Claim 1. That return on investment is proportional to population,
overlooking the density of graphic displays, and bandwidth
provisioning, which are probably not prudently overlooked from a
bizplan perspective.
Google metrics give 72.4 million pages in Estonian, 86.9 million pages
in Hebrew and 88.1 million pages in Greek, and 108 million pages in
Hindi in the .com name space, suggesting that the natural traffic for
existing .com Hindi language (422 million native speakers) properties
is similar to that of Hebrew (7.6 million speakers, second language
speakers included), or Greek (11.3 million native speakers) or
Estonian (1.3 million speakers).
Overlooking differences in currency, disposable incomes, and cultural
norms, which are probably not prudently overlooked from a bizplan
perspective, a Hindi targeted .xxx enterprise is about as interesting
as a Utah or Rhode Island targeted .xxx enterprise.
To put it gently, there is more money in the metro east, Atlanta to
Boston, than in India, or China, or India and China, even if the
respective governments wanted revenue shares not firewalls.
> At first glance this might sounds like a good idea, but do you know any
> *.travel or *.asia (etc) websites that don't also have the equivalent or
> similar .com version?
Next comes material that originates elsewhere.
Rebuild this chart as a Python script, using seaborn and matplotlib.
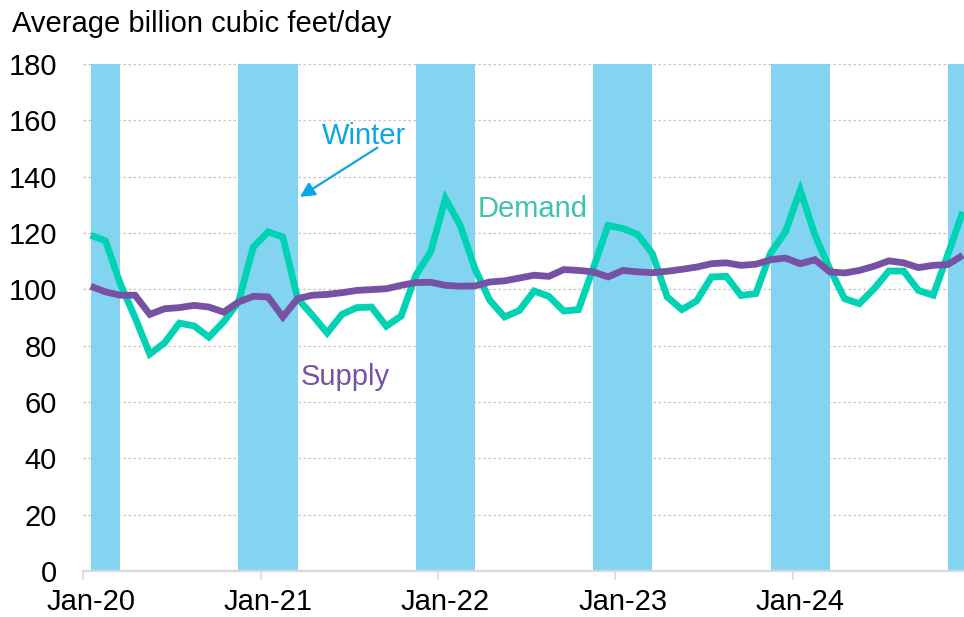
import matplotlib
matplotlib.use("Agg")
import matplotlib.pyplot as plt
import seaborn as sns
import pandas as pd
import numpy as np

# Monthly US natural gas balance, Jan-2020 .. Dec-2024
months = pd.date_range("2020-01-01", periods=60, freq="MS")

demand = [119.2, 117.2, 102.0, 90.0, 77.0, 81.0, 88.0, 87.0, 83.0, 88.5, 95.5, 115.0,
          120.4, 118.6, 96.7, 90.8, 84.5, 91.1, 93.5, 93.7, 86.9, 90.5, 105.0, 113.3,
          132.2, 122.7, 107.3, 96.1, 90.2, 92.5, 99.4, 97.5, 92.3, 92.8, 107.5, 122.7,
          121.6, 119.5, 112.7, 97.3, 92.8, 95.9, 104.4, 104.6, 97.8, 98.5, 112.9, 120.4,
          135.2, 119.2, 107.3, 96.7, 94.9, 100.2, 106.5, 106.5, 99.6, 97.9, 112.5, 127.5]

supply = [101.1, 99.1, 97.9, 97.9, 91.1, 93.1, 93.5, 94.3, 93.7, 91.9, 95.5, 97.5,
          97.3, 90.2, 96.7, 97.9, 98.2, 98.8, 99.6, 99.9, 100.2, 101.4, 102.4, 102.5,
          101.4, 101.1, 101.2, 102.6, 103.0, 104.0, 105.0, 104.6, 107.0, 106.7, 106.2, 104.4,
          106.7, 106.2, 105.9, 106.4, 107.1, 107.9, 109.1, 109.4, 108.5, 108.9, 110.5, 111.1,
          109.1, 110.5, 106.2, 105.8, 106.7, 108.2, 110.1, 109.4, 107.7, 108.5, 108.8, 112.1]

# Winter periods (first and last are cut by the data range)
winter_start = ["2020-01", "2020-11", "2021-11", "2022-11", "2023-11", "2024-11"]
winter_end = ["2020-03", "2021-03", "2022-03", "2023-03", "2024-03", "2025-03"]

year_ticks = ["Jan-20", "Jan-21", "Jan-22", "Jan-23", "Jan-24"]
y_ticks = list(range(0, 181, 20))

GREEN = "#00D2B4"
PURPLE = "#7752A4"
BAND = "#83D4F1"
BLUE = "#0AA6E0"
DEMAND_TXT = "#3CC4AA"
FS = 21


def month_pos(s):
    d = pd.Timestamp(s)
    return (d.year - 2020) * 12 + (d.month - 1)


sns.set_style("white")
plt.rcParams["font.family"] = ["Liberation Sans", "DejaVu Sans"]

df = pd.DataFrame({
    "pos": np.arange(len(months)),
    "Demand": demand,
    "Supply": supply,
})
long = df.melt(id_vars="pos", var_name="series", value_name="bcfd")

fig = plt.figure(figsize=(9.64, 6.17), dpi=100)
ax = fig.add_axes([0.0864, 0.0746, 0.92, 0.8217])

for s, e in zip(winter_start, winter_end):
    ax.axvspan(month_pos(s), month_pos(e), color=BAND, lw=0, zorder=1)

sns.lineplot(data=long, x="pos", y="bcfd", hue="series",
             palette={"Demand": GREEN, "Supply": PURPLE},
             linewidth=4.9, ax=ax, legend=False, zorder=3)
for ln in ax.lines:
    ln.set_solid_capstyle("butt")
    ln.set_solid_joinstyle("miter")

ax.set_xlim(-0.5, 59.5)
ax.set_ylim(0, 180)
ax.set_yticks(y_ticks)

# tick marks on the year boundaries, labels centred on each January
label_pos = [month_pos(f"20{t[-2:]}-01") for t in year_ticks]
ax.set_xticks([p - 0.5 for p in label_pos])
ax.set_xticklabels([""] * len(label_pos))
ax.set_xticks(label_pos, minor=True)
ax.set_xticklabels(year_ticks, minor=True)
ax.set_xlabel("")
ax.set_ylabel("")

ax.yaxis.grid(True, linestyle=(0, (2, 2)), color="#C4C4C4", lw=0.9, zorder=0)
ax.xaxis.grid(False, which="both")
ax.set_axisbelow(True)
for side in ["left", "top", "right"]:
    ax.spines[side].set_visible(False)
ax.spines["bottom"].set_color("#D9D9D9")
ax.spines["bottom"].set_linewidth(1.6)
ax.spines["bottom"].set_zorder(4)

ax.tick_params(axis="y", length=0, pad=19, labelsize=FS, labelcolor="black")
ax.tick_params(axis="x", which="major", length=6.5, width=1.2, color="#D9D9D9",
               direction="out", bottom=True)
ax.tick_params(axis="x", which="minor", length=0, pad=12.5,
               labelsize=FS, labelcolor="black", bottom=True)

fig.text(12 / 964, 1 - 24 / 617, "Average billion cubic feet/day",
         fontsize=FS, va="center", ha="left", color="black")

ax.text(18.5, 154.4, "Winter", color=BLUE, fontsize=FS, ha="center", va="center", zorder=5)
ax.annotate("", xy=(14.15, 132.8), xytext=(19.4, 150.3),
            arrowprops=dict(arrowstyle="-|>", color=BLUE, lw=1.6,
                            mutation_scale=22, shrinkA=0, shrinkB=0), zorder=5)
ax.text(29.9, 128.5, "Demand", color=DEMAND_TXT, fontsize=FS, ha="center", va="center", zorder=5)
ax.text(17.2, 68.9, "Supply", color=PURPLE, fontsize=FS, ha="center", va="center", zorder=5)

fig.savefig("out.png", dpi=100)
Nobody uses these domains as their only domain, it's
> just yet another one that they will register - and yet more money they need
> to pay to the registries each year to protect their brand.
Claim 2. That domains that have no pre-existing, or simultaneous
existence in .com form a set of measure zero (or something handwavy
close to that when I'm not pretending to be a mathematician).
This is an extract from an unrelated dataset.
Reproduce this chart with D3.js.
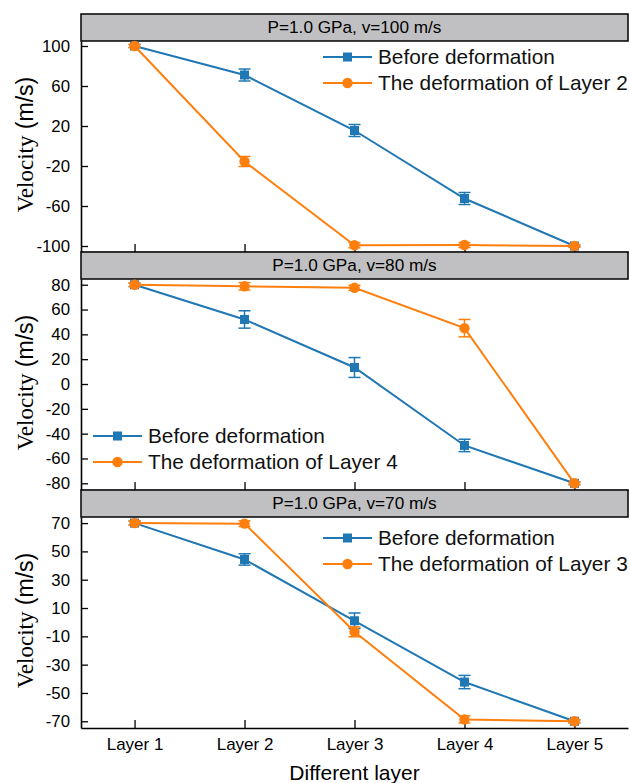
<!DOCTYPE html>
<html>
<head>
<meta charset="utf-8">
<script src="https://cdn.jsdelivr.net/npm/d3@7"></script>
<style>
  body { margin: 0; background: #fff; }
  svg { display: block; }
</style>
</head>
<body>
<div id="chart"></div>
<script>
// layers along the x axis
const layers = ["Layer 1", "Layer 2", "Layer 3", "Layer 4", "Layer 5"]
const titles = ["P=1.0 GPa, v=100 m/s", "P=1.0 GPa, v=80 m/s", "P=1.0 GPa, v=70 m/s"]
const deformedNames = ["The deformation of Layer 2", "The deformation of Layer 4", "The deformation of Layer 3"]

// panel 1 (v=100)
const before100 = [100, 71, 15.5, -52.5, -100]
const before100Err = [1.5, 6, 6, 6, 1]
const deformed100 = [100, -15.5, -99.3, -99, -100]
const deformed100Err = [1.5, 5, 2.5, 2.5, 1]
const ticks100 = [100, 60, 20, -20, -60, -100]

// panel 2 (v=80)
const before80 = [80, 52, 13.3, -49.5, -80]
const before80Err = [1.5, 7, 8, 5, 1]
const deformed80 = [80, 78.7, 77.5, 45, -80]
const deformed80Err = [1.5, 3, 2, 7, 1]
const ticks80 = [80, 60, 40, 20, 0, -20, -40, -60, -80]

// panel 3 (v=70)
const before70 = [70, 44.3, 1, -42.3, -70]
const before70Err = [1.5, 4, 5.5, 4.7, 1]
const deformed70 = [70, 69.6, -6.8, -68.7, -70]
const deformed70Err = [1.5, 2, 3.5, 2.5, 1]
const ticks70 = [70, 50, 30, 10, -10, -30, -50, -70]

const blue = "#1f77b4", orange = "#ff7f0e"
const sans = "'Liberation Sans', Arial, sans-serif"
const serif = "'Liberation Serif', 'Times New Roman', serif"

const panels = [
  { title: titles[0], b: before100, be: before100Err, d: deformed100, de: deformed100Err, ticks: ticks100, domain: [-106, 105], legend: [323, 57], name: deformedNames[0] },
  { title: titles[1], b: before80, be: before80Err, d: deformed80, de: deformed80Err, ticks: ticks80, domain: [-85.4, 84.6], legend: [93, 436], name: deformedNames[1] },
  { title: titles[2], b: before70, be: before70Err, d: deformed70, de: deformed70Err, ticks: ticks70, domain: [-74.75, 74.3], legend: [323, 538], name: deformedNames[2] }
]

const W = 630, H = 783
const left = 81, right = 628, top0 = 14
const headerH = 27, plotH = 211

const svg = d3.select("#chart").append("svg")
  .attr("width", W).attr("height", H)
  .attr("font-family", sans)

const x = d3.scalePoint().domain(layers).range([left, right]).padding(0.487)

panels.forEach((p, i) => {
  const hTop = top0 + i * (headerH + plotH)
  const pTop = hTop + headerH
  const pBot = pTop + plotH
  const y = d3.scaleLinear().domain(p.domain).range([pBot, pTop])
  const g = svg.append("g")

  // y axis, ticks point inward, plain hyphen for negatives
  const ya = g.append("g").attr("transform", `translate(${left},0)`)
    .call(d3.axisLeft(y).tickValues(p.ticks).tickFormat(d => String(d))
      .tickSize(-7).tickSizeOuter(0).tickPadding(11))
  ya.attr("font-family", sans)
  ya.select(".domain").attr("stroke-width", 1.6)
  ya.selectAll(".tick line").attr("stroke-width", 1.3)
  ya.selectAll("text").attr("font-size", 16.8).attr("fill", "#000")

  // x axis (ticks pointing up)
  const xa = g.append("g").attr("transform", `translate(0,${pBot})`)
    .call(d3.axisBottom(x).tickSize(-8).tickSizeOuter(0).tickPadding(10))
  xa.attr("font-family", sans)
  xa.select(".domain").attr("stroke-width", 1.6)
  xa.selectAll(".tick line").attr("stroke-width", 1.3)
  xa.selectAll("text").attr("font-size", 17).attr("fill", "#000")
  if (i < panels.length - 1) xa.selectAll("text").remove()

  // header strip
  g.append("rect").attr("x", left).attr("y", hTop).attr("width", right - left).attr("height", headerH)
    .attr("fill", "#c0c0c3").attr("stroke", "#000").attr("stroke-width", 1.5)
  g.append("text").attr("x", (left + right) / 2).attr("y", hTop + headerH / 2 + 1)
    .attr("text-anchor", "middle").attr("dominant-baseline", "middle")
    .attr("font-size", 17.2).text(p.title)

  // y title: serif word, sans unit
  const yt = g.append("text")
    .attr("transform", `translate(33,${(pTop + pBot) / 2 - 2}) rotate(-90)`)
    .attr("text-anchor", "middle").attr("font-size", 23)
    .attr("font-family", serif)
  yt.append("tspan").text("Velocity")
  yt.append("tspan").attr("font-family", sans).style("font-family", sans).text("\u00a0(m/s)")

  const series = [
    { v: p.b, e: p.be, color: blue, shape: "square" },
    { v: p.d, e: p.de, color: orange, shape: "circle" }
  ]
  const line = d3.line().x((d, j) => x(layers[j])).y(d => y(d))

  series.forEach(s => {
    const sg = g.append("g")
    sg.append("path").datum(s.v).attr("d", line)
      .attr("fill", "none").attr("stroke", s.color).attr("stroke-width", 2)
    // error bars
    const eb = sg.selectAll(".eb").data(s.v).enter().append("g")
    eb.append("line")
      .attr("x1", (d, j) => x(layers[j])).attr("x2", (d, j) => x(layers[j]))
      .attr("y1", (d, j) => y(d + s.e[j])).attr("y2", (d, j) => y(d - s.e[j]))
      .attr("stroke", s.color).attr("stroke-width", 1.5)
    ;[1, -1].forEach(sign => {
      eb.append("line")
        .attr("x1", (d, j) => x(layers[j]) - 6).attr("x2", (d, j) => x(layers[j]) + 6)
        .attr("y1", (d, j) => y(d + sign * s.e[j])).attr("y2", (d, j) => y(d + sign * s.e[j]))
        .attr("stroke", s.color).attr("stroke-width", 1.5)
    })
    if (s.shape === "square") {
      sg.selectAll(".m").data(s.v).enter().append("rect")
        .attr("x", (d, j) => x(layers[j]) - 4.5).attr("y", d => y(d) - 4.5)
        .attr("width", 9).attr("height", 9).attr("fill", s.color)
    } else {
      sg.selectAll(".m").data(s.v).enter().append("circle")
        .attr("cx", (d, j) => x(layers[j])).attr("cy", d => y(d))
        .attr("r", 5.2).attr("fill", s.color)
    }
  })

  // legend
  const lg = g.append("g").attr("transform", `translate(${p.legend[0]},${p.legend[1]})`)
  const items = [
    { name: "Before deformation", color: blue, shape: "square" },
    { name: p.name, color: orange, shape: "circle" }
  ]
  items.forEach((it, k) => {
    const row = lg.append("g").attr("transform", `translate(0,${k * 26})`)
    row.append("line").attr("x1", 0).attr("x2", 49).attr("y1", 0).attr("y2", 0)
      .attr("stroke", it.color).attr("stroke-width", 2)
    if (it.shape === "square") {
      row.append("rect").attr("x", 24.5 - 4.5).attr("y", -4.5).attr("width", 9).attr("height", 9).attr("fill", it.color)
    } else {
      row.append("circle").attr("cx", 24.5).attr("cy", 0).attr("r", 5.2).attr("fill", it.color)
    }
    row.append("text").attr("x", 55).attr("y", 1).attr("dominant-baseline", "middle")
      .attr("font-size", 20.8).attr("fill", "#111").text(it.name)
  })
})

// x title
svg.append("text").attr("x", (left + right) / 2).attr("y", 780)
  .attr("text-anchor", "middle").attr("font-size", 21).text("Different layer")
</script>
</body>
</html>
At present at least 50% of all .cat domains have no pre-existing, or
simultaneous existence in .com or .es.
This form of claim is highly relevant to competition policy, as it may
be considered a form of "market power". In this form Verisign has
"market power" relative to .travel/.asia, but has no "market power"
relative to .cat. Therefore Verisign may exercise that market power
over registrars selling Verisign's inventory, as well as Afilias'
inventories, as well as .travel inventory.